Converting Between DMS And Decimal Degrees

Convert minutes and seconds into a fraction of a degree:

Decimal Degrees = Degrees + (Minutes ÷ 60) + (Seconds ÷ 3600)

Then apply the correct sign or hemisphere letter. If your source uses W or S, treat that value as negative in signed decimal format.

NOAA’s Latitude-Longitude-Height Service lists accepted input patterns for both decimal degrees and DMS, which helps when you need to validate a coordinate string.

Common Slips That Put The Pin In The Wrong Place

These are the classic ways coordinates go sideways.

Slip What It Does Fast Fix
Missing minus sign Sends a point across the prime meridian or equator Add W/S or use negative signs
Mixing DMS and decimal Moves the point far away Convert formats before pasting
Swapping lat and lon Can land you in a different region Use (lat, lon) unless a tool says otherwise
Wrong datum Shifts the point by meters to tens of meters Match the datum used by the map or dataset
Rounding too early Loses precision Keep full precision until the final output
Messy separators Breaks imports Stick to one clean format per workflow

Reading A Coordinate At A Glance

You can sanity-check coordinates with a few quick cues. Latitudes near 0° sit near the equator. Latitudes above 60° land in far northern or southern regions. Longitudes near 0° sit near Greenwich. Longitudes around 100° W point toward central North America, and longitudes around 120° E point toward East Asia.

Also watch the number of digits. Two decimals in decimal degrees is a broad area. Five or six decimals pins down a spot on a map, but only if the measurement source is strong. If you’re standing under trees or next to tall buildings, expect some drift even when the digits look precise.

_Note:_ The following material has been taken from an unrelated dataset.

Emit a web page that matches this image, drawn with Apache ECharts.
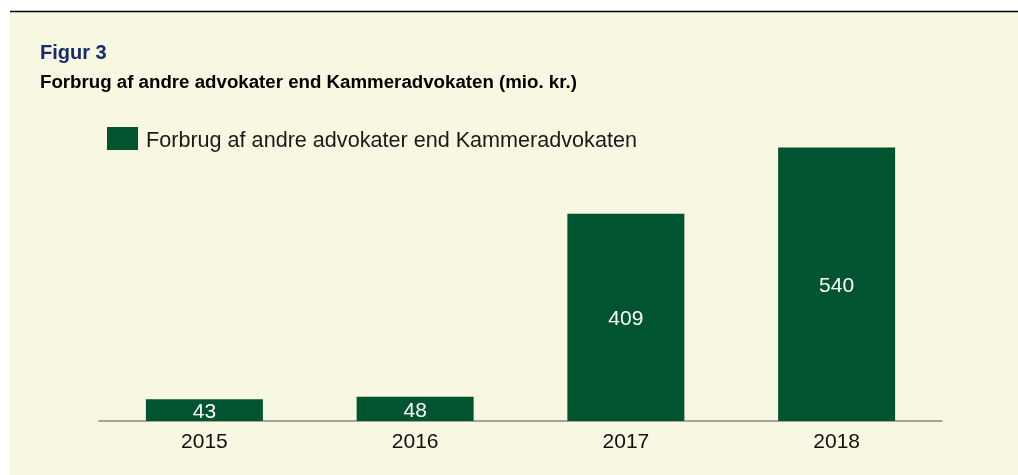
<!DOCTYPE html>
<html>
<head>
<meta charset="utf-8">
<script src="https://cdn.jsdelivr.net/npm/echarts@6/dist/echarts.min.js"></script>
<style>
html,body{margin:0;padding:0;background:#ffffff;}
#c{width:1018px;height:475px;}
</style>
</head>
<body>
<div id="c"></div>
<script>
const categories = ['2015', '2016', '2017', '2018'];
const values = [43, 48, 409, 540];
const seriesName = 'Forbrug af andre advokater end Kammeradvokaten';
const figTitle = 'Figur 3';
const subTitle = 'Forbrug af andre advokater end Kammeradvokaten (mio. kr.)';

const chart = echarts.init(document.getElementById('c'), null, {renderer: 'canvas'});
chart.setOption({
  backgroundColor: '#ffffff',
  animation: false,
  graphic: [
    {type: 'rect', z: -10, shape: {x: 10, y: 12, width: 1008, height: 463}, style: {fill: '#F8F7E1'}},
    {type: 'line', z: -9, shape: {x1: 10, y1: 11.5, x2: 1018, y2: 11.5}, style: {stroke: '#000000', lineWidth: 1.5}}
  ],
  title: [
    {text: figTitle, left: 40, top: 43, padding: 0,
     textStyle: {fontFamily: 'Liberation Sans', fontWeight: 'bold', fontSize: 20, color: '#182C6B'}},
    {text: subTitle, left: 40, top: 73, padding: 0,
     textStyle: {fontFamily: 'Liberation Sans', fontWeight: 'bold', fontSize: 18.7, color: '#000000'}}
  ],
  legend: {
    left: 107, top: 127, padding: 0,
    itemWidth: 31, itemHeight: 23,
    icon: 'rect',
    data: [seriesName],
    formatter: '{a|{name}}',
    textStyle: {
      fontFamily: 'Liberation Sans', fontSize: 21.6, color: '#1a1a1a',
      rich: {a: {fontFamily: 'Liberation Sans', fontSize: 21.6, color: '#1a1a1a', padding: [6, 0, 0, 3]}}
    }
  },
  grid: {left: 99, right: 76, top: 117, bottom: 54, containLabel: false},
  xAxis: {
    type: 'category',
    data: categories,
    axisLine: {show: true, lineStyle: {color: '#8C8C7E', width: 1.5}},
    axisTick: {show: false},
    axisLabel: {margin: 11, fontFamily: 'Liberation Sans', fontSize: 21, color: '#111111'}
  },
  yAxis: {
    type: 'value', min: 0, max: 600, show: false,
    splitLine: {show: false}
  },
  series: [{
    name: seriesName,
    type: 'bar',
    data: values,
    barWidth: 117,
    itemStyle: {color: '#005530'},
    label: {show: true, position: 'inside', offset: [0, 2], fontFamily: 'Liberation Sans', fontSize: 21, color: '#ffffff'}
  }]
});
</script>
</body>
</html>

A Quick Practice Exercise That Builds Intuition

  1. Pick a place you know and copy its decimal-degree coordinates.
  2. Convert each value into degrees-minutes-seconds using the formula above.
  3. Flip one sign on purpose and see where the wrong point lands.

After that, coordinates stop feeling like random digits. You start reading them as a clear, repeatable way to describe location on Earth.